Puma SE forecast another slow year of growth in 2025 due to global trade tariffs, currency volatility and geopolitical tensions.
The German sportswear brand expects currency-adjusted sales to grow in the low- to mid-single-digit range, it said in a statement late Tuesday. Revenue is expected to grow about 8 percent this year, according to the average estimate compiled by Bloomberg.
“Puma’s weak 1Q and 2025 trails consensus and suggests spending and cost uncertainty due to economic and trade tensions in the US and China,” Bloomberg Intelligence analysts Poonam Goyal and Sydney Goodman wrote in a research note.

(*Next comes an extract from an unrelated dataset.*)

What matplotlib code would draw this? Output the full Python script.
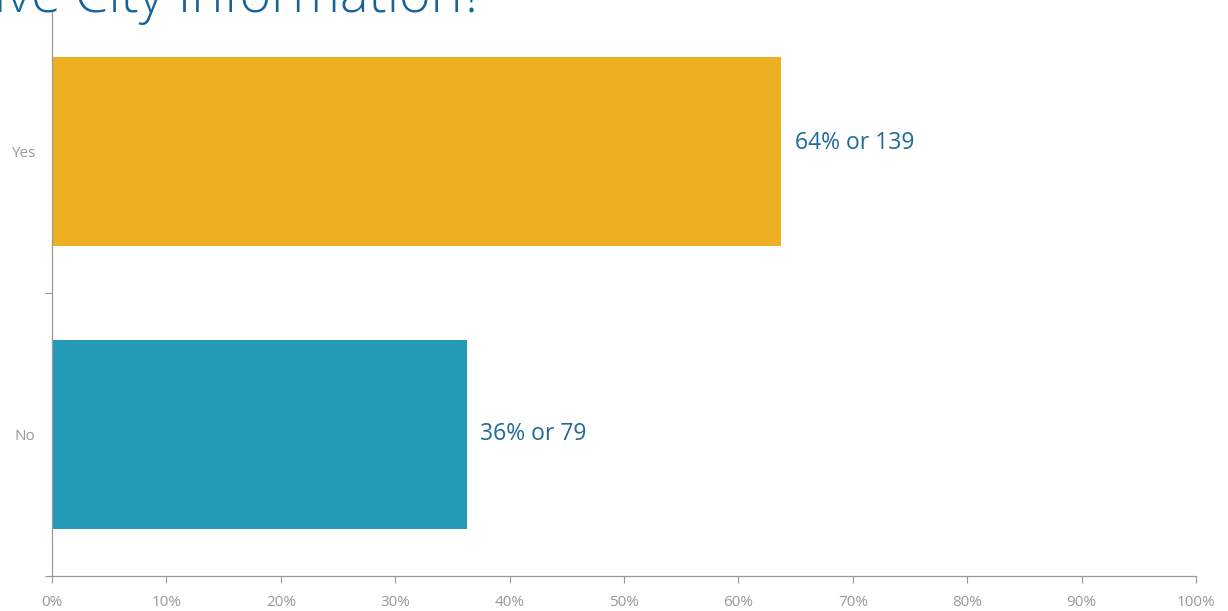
import matplotlib
matplotlib.use('Agg')
import matplotlib.pyplot as plt
from matplotlib.ticker import FixedLocator, PercentFormatter

answers = ['No', 'Yes']
counts = [79, 139]
bar_colors = ['#259ab8', '#edb022']
x_ticks = [0, 10, 20, 30, 40, 50, 60, 70, 80, 90, 100]
title = 'Do you receive City Information?'

total = sum(counts)
shares = [100 * c / total for c in counts]

plt.rcParams['font.family'] = ['Open Sans', 'DejaVu Sans']

fig = plt.figure(figsize=(12.28, 6.11), dpi=100)
ax = fig.add_axes([52 / 1228, 35 / 611, 1144 / 1228, 566 / 611])

pos = list(range(len(answers)))
ax.barh(pos, shares, height=0.667, color=bar_colors)

for p, s, c in zip(pos, shares, counts):
    ax.text(s + 1.2, p + 0.03 * p, f'{round(s)}% or {c}', va='center', ha='left',
            fontsize=16.5, color='#1f6a99')

ax.set_xlim(0, 100)
ax.set_ylim(-0.5, len(answers) - 0.5)

ax.xaxis.set_major_locator(FixedLocator(x_ticks))
ax.xaxis.set_major_formatter(PercentFormatter(decimals=0))
ax.tick_params(axis='x', length=5, color='#999999', labelcolor='#999999',
               labelsize=11, pad=9)

# category borders get tick marks, category names sit between them
ax.yaxis.set_major_locator(FixedLocator([-0.5, 0.5, 1.5]))
ax.yaxis.set_major_formatter(plt.NullFormatter())
ax.yaxis.set_minor_locator(FixedLocator(pos))
ax.set_yticklabels(answers, minor=True)
ax.tick_params(axis='y', which='major', length=5, color='#999999')
ax.tick_params(axis='y', which='minor', length=0, labelcolor='#999999',
               labelsize=11, pad=12)

for side in ['top', 'right']:
    ax.spines[side].set_visible(False)
for side in ['left', 'bottom']:
    ax.spines[side].set_color('#999999')
    ax.spines[side].set_linewidth(0.9)

fig.text(485 / 1228, 1 - 12 / 611, title, ha='right', va='baseline',
         fontsize=39, fontweight='light', color='#16639a')

fig.savefig('out.png', dpi=100)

The company also anticipates one-time costs of as much as €75 million ($82 million) this year as part of efficiency efforts. The cost cuts are expected to add as much as €100 million to earnings, excluding interest and taxes, to this year’s results. For the full year, and including the one-time costs, Puma expects that measure of earnings to be in the range of €445 million to €525 million — well below the previous year’s result.
Sales growth has slowed in chief executive officer Arne Freundt’s two-year tenure. He has said Puma needs to prioritise the buildout of more premium sneaker models that can command higher prices.
Puma shares are down about 32 percent in the past year, trailing the performance of crosstown rival Adidas AG as well as industry leader Nike Inc.
Last month, Freundt promised to give more conservative forecasts after surprising investors with bad news. The latest example came in January, when Puma reported preliminary fourth-quarter figures that disappointed investors just weeks after Freundt had assured them the company was performing well.
The company is due to publish full results on Wednesday.